Depois vem a música, aquele veículo de comunicação que às vezes toca os pés da eternidade , essa essência perdida no espaço que é tão eterna quanto misteriosa e que nos esmaga de tanta grandeza que até parece bom demais para acreditar que é verdade.

E nessa descrença no milagre do sagrado, que foi profanado e conspurcado pelos medos e ímpetos violentos vividos através dos tempos humanos, cá estamos em queda, como a Alice, que disse ter visto um coelho atrasado que nem sabe porque está atrasado, mas o facto de estar atrasado dá-lhe um propósito de vida, ir sem saber porque se vai, ou melhor, vai-se por medo, porque existe uma rainha que corta cabeças. E esta mistura de queda com a ilusão de ter que ir, é como a coca-cola com whisky que rebenta com o fígado e o cérebro. 

Fuga, sai de retro, vou para a frente, vou para trás e rodo e volto a avançar, e doem-me os joelhos porque não me consigo dobrar.

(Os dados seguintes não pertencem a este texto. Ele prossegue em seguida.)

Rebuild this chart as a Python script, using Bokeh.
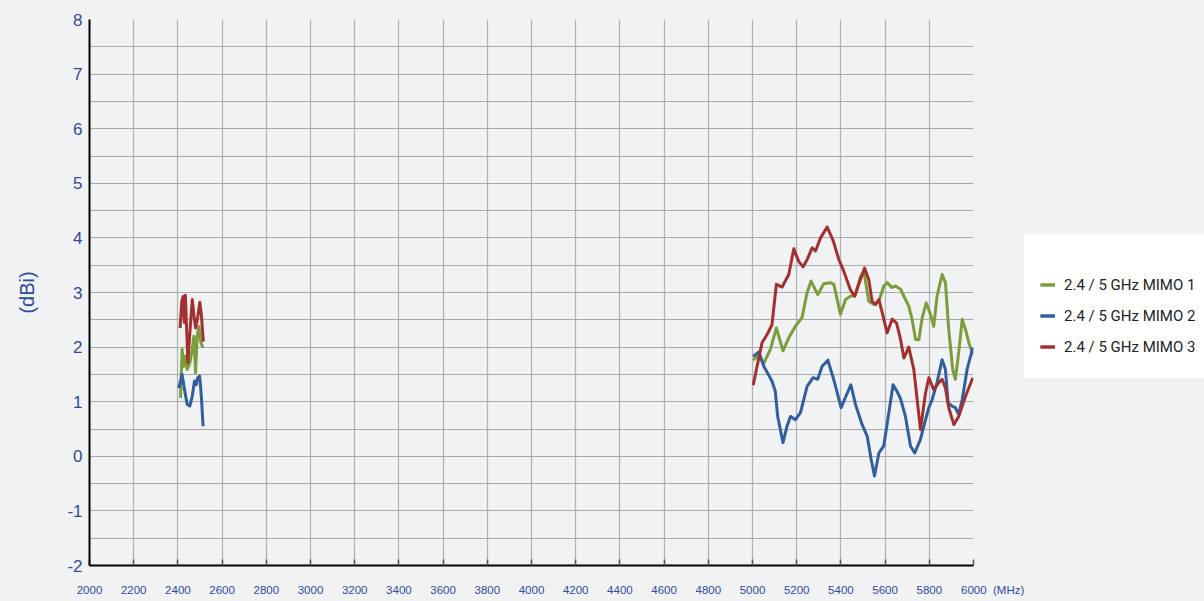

Roçar na morte da carne, tão tentador, roçar no renascimento em outra vida sem corpo, somente yin e yang disperso na não matéria. 

E depois vejo o rosto dos meus filhos, tão lindos, e vêm os apegos terrenos, o toque, os abraços, os beijos, os cheiros, a comida, a música, ah a música.

E o resultado da esplanação dá para ver que faço parte do clã de ser gente, a gente que sofre, mas a diferença, é que sabendo eu que o sofrimento é uma ilusão,  doi tanto que até dá mais vontade de viver, seja no planeta Terra, seja onde for.